- _What this task involves_
Retype word for word the first line of the listing and each line after it up to the line with "ys = [y_e01, y_e03, y_e05]", with the pictures taken out.

- _Given material_
[START]

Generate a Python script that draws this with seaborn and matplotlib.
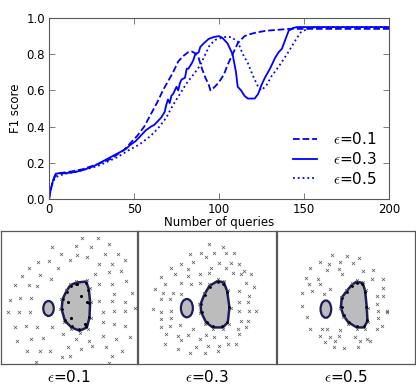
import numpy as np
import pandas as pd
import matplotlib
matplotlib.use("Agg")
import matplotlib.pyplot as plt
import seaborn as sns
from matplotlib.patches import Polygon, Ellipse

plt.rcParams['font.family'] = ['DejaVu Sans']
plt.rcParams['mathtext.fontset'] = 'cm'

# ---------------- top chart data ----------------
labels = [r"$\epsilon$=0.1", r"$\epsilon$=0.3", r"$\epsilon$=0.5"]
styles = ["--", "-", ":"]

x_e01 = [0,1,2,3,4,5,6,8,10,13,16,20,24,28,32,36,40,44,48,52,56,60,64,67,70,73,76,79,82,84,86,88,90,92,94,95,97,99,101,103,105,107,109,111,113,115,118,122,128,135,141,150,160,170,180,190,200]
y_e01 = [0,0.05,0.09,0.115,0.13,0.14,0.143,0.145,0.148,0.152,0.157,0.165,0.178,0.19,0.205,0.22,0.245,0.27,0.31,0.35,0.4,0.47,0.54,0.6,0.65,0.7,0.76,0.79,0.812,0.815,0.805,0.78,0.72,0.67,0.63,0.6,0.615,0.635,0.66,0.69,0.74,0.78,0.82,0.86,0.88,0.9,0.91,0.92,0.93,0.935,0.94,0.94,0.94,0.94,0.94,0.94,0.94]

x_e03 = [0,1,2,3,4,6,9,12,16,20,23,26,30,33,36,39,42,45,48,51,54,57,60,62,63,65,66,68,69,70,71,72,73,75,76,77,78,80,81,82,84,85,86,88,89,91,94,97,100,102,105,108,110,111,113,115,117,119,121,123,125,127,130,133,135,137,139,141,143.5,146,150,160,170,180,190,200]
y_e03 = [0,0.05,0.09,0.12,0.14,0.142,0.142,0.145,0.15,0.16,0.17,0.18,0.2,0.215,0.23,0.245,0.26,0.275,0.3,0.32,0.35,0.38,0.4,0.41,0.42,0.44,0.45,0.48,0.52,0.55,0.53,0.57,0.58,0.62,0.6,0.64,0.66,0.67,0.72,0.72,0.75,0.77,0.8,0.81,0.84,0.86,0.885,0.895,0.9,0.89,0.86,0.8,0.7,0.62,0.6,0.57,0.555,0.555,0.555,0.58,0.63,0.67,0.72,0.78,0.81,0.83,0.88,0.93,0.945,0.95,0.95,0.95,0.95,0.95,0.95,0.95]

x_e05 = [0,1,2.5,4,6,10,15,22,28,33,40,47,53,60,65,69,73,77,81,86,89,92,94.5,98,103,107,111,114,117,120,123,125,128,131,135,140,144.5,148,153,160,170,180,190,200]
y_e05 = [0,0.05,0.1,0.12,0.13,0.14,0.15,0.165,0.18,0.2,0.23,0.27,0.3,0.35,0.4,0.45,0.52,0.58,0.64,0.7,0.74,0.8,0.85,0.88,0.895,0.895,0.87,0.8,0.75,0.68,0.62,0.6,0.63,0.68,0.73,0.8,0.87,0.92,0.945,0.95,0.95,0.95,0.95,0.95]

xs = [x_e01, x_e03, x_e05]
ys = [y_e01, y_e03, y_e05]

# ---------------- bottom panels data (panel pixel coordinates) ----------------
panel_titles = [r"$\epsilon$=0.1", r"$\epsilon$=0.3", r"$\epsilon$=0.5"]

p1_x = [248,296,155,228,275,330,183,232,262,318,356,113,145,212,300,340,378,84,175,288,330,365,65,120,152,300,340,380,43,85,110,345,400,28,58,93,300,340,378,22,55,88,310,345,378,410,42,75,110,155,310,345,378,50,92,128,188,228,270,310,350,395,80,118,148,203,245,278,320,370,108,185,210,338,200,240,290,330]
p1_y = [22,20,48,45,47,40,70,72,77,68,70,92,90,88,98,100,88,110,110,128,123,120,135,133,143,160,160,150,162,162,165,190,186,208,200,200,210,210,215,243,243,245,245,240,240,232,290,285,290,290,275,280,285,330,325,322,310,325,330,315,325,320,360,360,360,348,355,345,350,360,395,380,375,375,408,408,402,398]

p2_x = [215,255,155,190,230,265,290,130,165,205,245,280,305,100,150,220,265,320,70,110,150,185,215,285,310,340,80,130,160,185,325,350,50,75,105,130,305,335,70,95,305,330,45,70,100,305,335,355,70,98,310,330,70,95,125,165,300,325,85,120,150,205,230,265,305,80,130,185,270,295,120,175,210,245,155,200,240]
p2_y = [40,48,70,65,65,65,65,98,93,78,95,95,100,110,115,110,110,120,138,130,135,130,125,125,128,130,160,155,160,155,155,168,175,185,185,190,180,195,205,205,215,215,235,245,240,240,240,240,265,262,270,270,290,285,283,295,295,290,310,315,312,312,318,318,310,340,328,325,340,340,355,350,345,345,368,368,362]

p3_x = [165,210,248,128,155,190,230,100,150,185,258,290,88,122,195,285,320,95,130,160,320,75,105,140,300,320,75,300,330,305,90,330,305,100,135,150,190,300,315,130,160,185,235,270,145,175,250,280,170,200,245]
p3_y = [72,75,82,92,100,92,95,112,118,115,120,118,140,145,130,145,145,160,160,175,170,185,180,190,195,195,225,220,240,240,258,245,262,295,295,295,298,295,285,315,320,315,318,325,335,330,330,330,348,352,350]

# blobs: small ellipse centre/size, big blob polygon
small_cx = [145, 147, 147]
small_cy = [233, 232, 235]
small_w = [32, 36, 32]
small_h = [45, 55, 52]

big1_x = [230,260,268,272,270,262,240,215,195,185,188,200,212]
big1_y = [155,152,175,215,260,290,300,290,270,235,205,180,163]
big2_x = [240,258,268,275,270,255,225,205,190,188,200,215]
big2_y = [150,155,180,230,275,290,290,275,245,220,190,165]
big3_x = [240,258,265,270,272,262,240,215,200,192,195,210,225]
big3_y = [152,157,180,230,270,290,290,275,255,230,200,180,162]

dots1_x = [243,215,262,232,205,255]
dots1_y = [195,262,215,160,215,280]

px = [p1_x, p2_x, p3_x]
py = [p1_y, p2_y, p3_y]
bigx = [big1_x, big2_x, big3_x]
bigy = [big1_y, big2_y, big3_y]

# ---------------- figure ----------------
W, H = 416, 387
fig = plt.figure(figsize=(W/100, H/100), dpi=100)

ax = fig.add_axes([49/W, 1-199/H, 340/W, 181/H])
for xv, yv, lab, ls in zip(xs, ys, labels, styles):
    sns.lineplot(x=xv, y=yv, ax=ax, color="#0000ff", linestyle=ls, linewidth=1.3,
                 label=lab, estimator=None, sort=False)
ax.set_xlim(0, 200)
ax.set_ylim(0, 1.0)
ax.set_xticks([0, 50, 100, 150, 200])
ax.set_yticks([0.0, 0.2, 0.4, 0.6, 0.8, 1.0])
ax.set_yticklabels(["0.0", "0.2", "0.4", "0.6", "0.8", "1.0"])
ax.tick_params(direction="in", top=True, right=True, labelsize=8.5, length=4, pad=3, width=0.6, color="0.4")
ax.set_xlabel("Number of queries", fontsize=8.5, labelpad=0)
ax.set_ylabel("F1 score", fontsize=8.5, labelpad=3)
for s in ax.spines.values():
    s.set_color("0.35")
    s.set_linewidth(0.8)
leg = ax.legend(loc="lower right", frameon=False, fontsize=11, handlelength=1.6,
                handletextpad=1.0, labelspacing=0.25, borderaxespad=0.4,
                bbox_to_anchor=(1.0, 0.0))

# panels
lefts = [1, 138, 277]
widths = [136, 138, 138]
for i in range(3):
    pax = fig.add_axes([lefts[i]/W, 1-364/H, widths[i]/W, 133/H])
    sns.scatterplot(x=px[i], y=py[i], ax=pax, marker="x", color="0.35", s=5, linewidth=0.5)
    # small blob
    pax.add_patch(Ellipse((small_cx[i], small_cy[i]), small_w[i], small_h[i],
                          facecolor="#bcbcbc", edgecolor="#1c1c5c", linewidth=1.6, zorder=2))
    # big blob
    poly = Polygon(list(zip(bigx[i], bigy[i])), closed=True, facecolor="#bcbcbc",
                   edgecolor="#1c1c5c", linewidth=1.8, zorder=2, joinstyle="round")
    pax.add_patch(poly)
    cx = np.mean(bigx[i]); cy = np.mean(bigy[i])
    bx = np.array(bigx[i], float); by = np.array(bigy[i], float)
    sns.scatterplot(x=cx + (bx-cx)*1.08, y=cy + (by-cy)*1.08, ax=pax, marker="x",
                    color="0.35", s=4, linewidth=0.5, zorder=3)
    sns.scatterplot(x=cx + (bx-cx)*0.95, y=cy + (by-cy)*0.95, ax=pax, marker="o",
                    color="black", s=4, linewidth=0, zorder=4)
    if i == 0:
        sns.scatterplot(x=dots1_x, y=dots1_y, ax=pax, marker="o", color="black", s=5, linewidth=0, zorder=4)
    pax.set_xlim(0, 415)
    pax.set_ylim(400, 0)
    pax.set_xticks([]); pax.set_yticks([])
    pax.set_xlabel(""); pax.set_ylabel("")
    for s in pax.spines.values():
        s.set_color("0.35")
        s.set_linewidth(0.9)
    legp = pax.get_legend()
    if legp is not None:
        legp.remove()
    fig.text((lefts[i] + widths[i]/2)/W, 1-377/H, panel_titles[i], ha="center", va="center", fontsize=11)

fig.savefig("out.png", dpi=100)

[END]

- _Solution for this exercise_
Generate a Python script that draws this with seaborn and matplotlib.
import numpy as np
import pandas as pd
import matplotlib
matplotlib.use("Agg")
import matplotlib.pyplot as plt
import seaborn as sns
from matplotlib.patches import Polygon, Ellipse

plt.rcParams['font.family'] = ['DejaVu Sans']
plt.rcParams['mathtext.fontset'] = 'cm'

# ---------------- top chart data ----------------
labels = [r"$\epsilon$=0.1", r"$\epsilon$=0.3", r"$\epsilon$=0.5"]
styles = ["--", "-", ":"]

x_e01 = [0,1,2,3,4,5,6,8,10,13,16,20,24,28,32,36,40,44,48,52,56,60,64,67,70,73,76,79,82,84,86,88,90,92,94,95,97,99,101,103,105,107,109,111,113,115,118,122,128,135,141,150,160,170,180,190,200]
y_e01 = [0,0.05,0.09,0.115,0.13,0.14,0.143,0.145,0.148,0.152,0.157,0.165,0.178,0.19,0.205,0.22,0.245,0.27,0.31,0.35,0.4,0.47,0.54,0.6,0.65,0.7,0.76,0.79,0.812,0.815,0.805,0.78,0.72,0.67,0.63,0.6,0.615,0.635,0.66,0.69,0.74,0.78,0.82,0.86,0.88,0.9,0.91,0.92,0.93,0.935,0.94,0.94,0.94,0.94,0.94,0.94,0.94]

x_e03 = [0,1,2,3,4,6,9,12,16,20,23,26,30,33,36,39,42,45,48,51,54,57,60,62,63,65,66,68,69,70,71,72,73,75,76,77,78,80,81,82,84,85,86,88,89,91,94,97,100,102,105,108,110,111,113,115,117,119,121,123,125,127,130,133,135,137,139,141,143.5,146,150,160,170,180,190,200]
y_e03 = [0,0.05,0.09,0.12,0.14,0.142,0.142,0.145,0.15,0.16,0.17,0.18,0.2,0.215,0.23,0.245,0.26,0.275,0.3,0.32,0.35,0.38,0.4,0.41,0.42,0.44,0.45,0.48,0.52,0.55,0.53,0.57,0.58,0.62,0.6,0.64,0.66,0.67,0.72,0.72,0.75,0.77,0.8,0.81,0.84,0.86,0.885,0.895,0.9,0.89,0.86,0.8,0.7,0.62,0.6,0.57,0.555,0.555,0.555,0.58,0.63,0.67,0.72,0.78,0.81,0.83,0.88,0.93,0.945,0.95,0.95,0.95,0.95,0.95,0.95,0.95]

x_e05 = [0,1,2.5,4,6,10,15,22,28,33,40,47,53,60,65,69,73,77,81,86,89,92,94.5,98,103,107,111,114,117,120,123,125,128,131,135,140,144.5,148,153,160,170,180,190,200]
y_e05 = [0,0.05,0.1,0.12,0.13,0.14,0.15,0.165,0.18,0.2,0.23,0.27,0.3,0.35,0.4,0.45,0.52,0.58,0.64,0.7,0.74,0.8,0.85,0.88,0.895,0.895,0.87,0.8,0.75,0.68,0.62,0.6,0.63,0.68,0.73,0.8,0.87,0.92,0.945,0.95,0.95,0.95,0.95,0.95]

xs = [x_e01, x_e03, x_e05]
ys = [y_e01, y_e03, y_e05]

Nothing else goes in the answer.